▸ GIVEN EXERCISE
Restate the data below word for word. Skip any images it contains.

▸ INFORMATION SHOWN
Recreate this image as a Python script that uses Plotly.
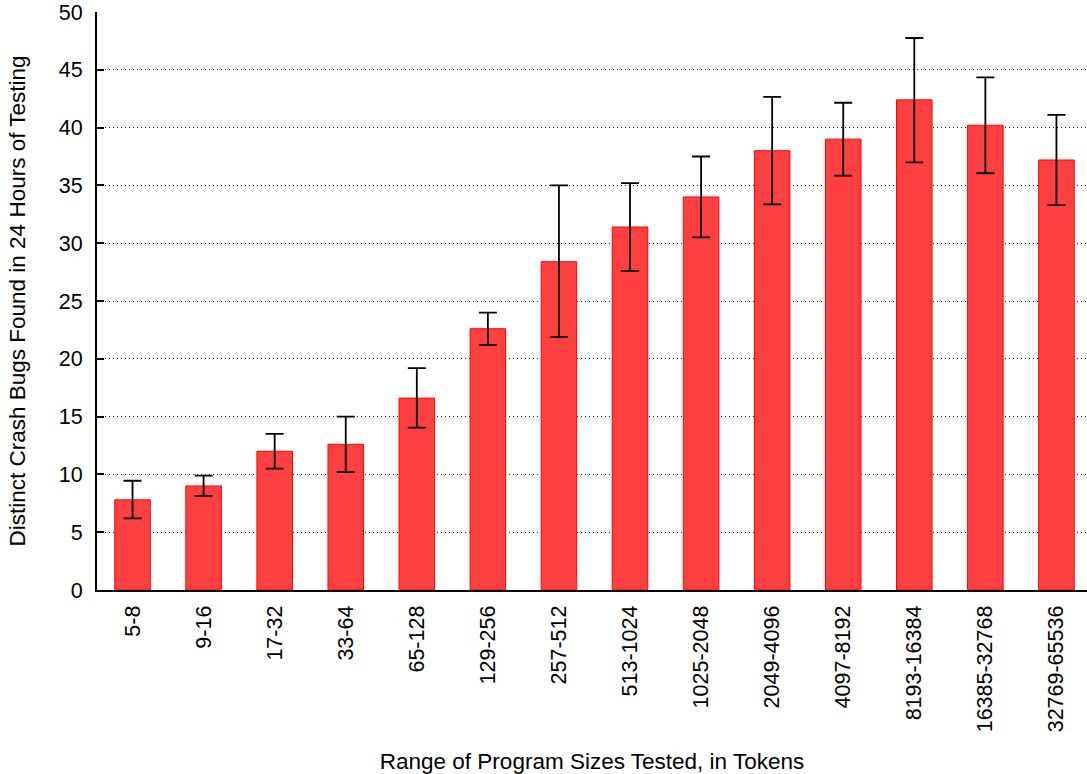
import plotly.graph_objects as go

# Token-size buckets and mean distinct crash bugs per 24h run
size_ranges = ["5-8", "9-16", "17-32", "33-64", "65-128", "129-256", "257-512",
               "513-1024", "1025-2048", "2049-4096", "4097-8192", "8193-16384",
               "16385-32768", "32769-65536"]
mean_bugs = [7.8, 9.0, 12.0, 12.6, 16.6, 22.6, 28.4, 31.4, 34.0, 38.0, 39.0, 42.4, 40.2, 37.2]
upper_bound = [9.45, 9.9, 13.5, 15.0, 19.2, 24.0, 35.0, 35.2, 37.5, 42.65, 42.15, 47.75, 44.35, 41.1]
lower_bound = [6.2, 8.15, 10.5, 10.2, 14.05, 21.2, 21.9, 27.6, 30.5, 33.35, 35.85, 37.0, 36.05, 33.3]

y_ticks = [0, 5, 10, 15, 20, 25, 30, 35, 40, 45, 50]

err_plus = [u - m for u, m in zip(upper_bound, mean_bugs)]
err_minus = [m - l for m, l in zip(mean_bugs, lower_bound)]

font_family = "Liberation Sans, Arial, sans-serif"

fig = go.Figure(
    go.Bar(
        x=list(range(len(size_ranges))),
        y=mean_bugs,
        width=0.5,
        marker=dict(color="#FF4040", line=dict(color="#FF0000", width=1)),
        error_y=dict(
            type="data",
            symmetric=False,
            array=err_plus,
            arrayminus=err_minus,
            color="black",
            thickness=1.8,
            width=9,
        ),
    )
)

fig.update_layout(
    width=1087,
    height=774,
    margin=dict(l=97, r=0, t=12, b=184),
    paper_bgcolor="white",
    plot_bgcolor="white",
    showlegend=False,
    font=dict(family=font_family, size=21.5, color="black"),
    bargap=0.5,
)

fig.update_xaxes(
    range=[-0.5, 13.43],
    tickmode="array",
    tickvals=list(range(len(size_ranges))),
    ticktext=size_ranges,
    tickangle=-90,
    ticks="",
    ticklabelstandoff=5,
    showgrid=False,
    showline=True,
    linecolor="black",
    linewidth=2,
    zeroline=False,
    title=dict(text="Range of Program Sizes Tested, in Tokens", standoff=22,
               font=dict(size=22.5)),
)

fig.update_yaxes(
    range=[0, 50],
    tickmode="array",
    tickvals=y_ticks,
    ticks="inside",
    ticklen=7,
    tickwidth=1.5,
    tickcolor="black",
    ticklabelstandoff=8,
    showgrid=True,
    gridcolor="#222222",
    gridwidth=1,
    griddash="1px,3px",
    showline=True,
    linecolor="black",
    linewidth=2,
    zeroline=False,
    title=dict(text="Distinct Crash Bugs Found in 24 Hours of Testing", standoff=27,
               font=dict(size=22.5)),
)

fig.write_html("out.html")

▸ ANSWER TO THIS EXERCISE
Recreate this image as a Python script that uses Plotly.
import plotly.graph_objects as go

# Token-size buckets and mean distinct crash bugs per 24h run
size_ranges = ["5-8", "9-16", "17-32", "33-64", "65-128", "129-256", "257-512",
               "513-1024", "1025-2048", "2049-4096", "4097-8192", "8193-16384",
               "16385-32768", "32769-65536"]
mean_bugs = [7.8, 9.0, 12.0, 12.6, 16.6, 22.6, 28.4, 31.4, 34.0, 38.0, 39.0, 42.4, 40.2, 37.2]
upper_bound = [9.45, 9.9, 13.5, 15.0, 19.2, 24.0, 35.0, 35.2, 37.5, 42.65, 42.15, 47.75, 44.35, 41.1]
lower_bound = [6.2, 8.15, 10.5, 10.2, 14.05, 21.2, 21.9, 27.6, 30.5, 33.35, 35.85, 37.0, 36.05, 33.3]

y_ticks = [0, 5, 10, 15, 20, 25, 30, 35, 40, 45, 50]

err_plus = [u - m for u, m in zip(upper_bound, mean_bugs)]
err_minus = [m - l for m, l in zip(mean_bugs, lower_bound)]

font_family = "Liberation Sans, Arial, sans-serif"

fig = go.Figure(
    go.Bar(
        x=list(range(len(size_ranges))),
        y=mean_bugs,
        width=0.5,
        marker=dict(color="#FF4040", line=dict(color="#FF0000", width=1)),
        error_y=dict(
            type="data",
            symmetric=False,
            array=err_plus,
            arrayminus=err_minus,
            color="black",
            thickness=1.8,
            width=9,
        ),
    )
)

fig.update_layout(
    width=1087,
    height=774,
    margin=dict(l=97, r=0, t=12, b=184),
    paper_bgcolor="white",
    plot_bgcolor="white",
    showlegend=False,
    font=dict(family=font_family, size=21.5, color="black"),
    bargap=0.5,
)

fig.update_xaxes(
    range=[-0.5, 13.43],
    tickmode="array",
    tickvals=list(range(len(size_ranges))),
    ticktext=size_ranges,
    tickangle=-90,
    ticks="",
    ticklabelstandoff=5,
    showgrid=False,
    showline=True,
    linecolor="black",
    linewidth=2,
    zeroline=False,
    title=dict(text="Range of Program Sizes Tested, in Tokens", standoff=22,
               font=dict(size=22.5)),
)

fig.update_yaxes(
    range=[0, 50],
    tickmode="array",
    tickvals=y_ticks,
    ticks="inside",
    ticklen=7,
    tickwidth=1.5,
    tickcolor="black",
    ticklabelstandoff=8,
    showgrid=True,
    gridcolor="#222222",
    gridwidth=1,
    griddash="1px,3px",
    showline=True,
    linecolor="black",
    linewidth=2,
    zeroline=False,
    title=dict(text="Distinct Crash Bugs Found in 24 Hours of Testing", standoff=27,
               font=dict(size=22.5)),
)

fig.write_html("out.html")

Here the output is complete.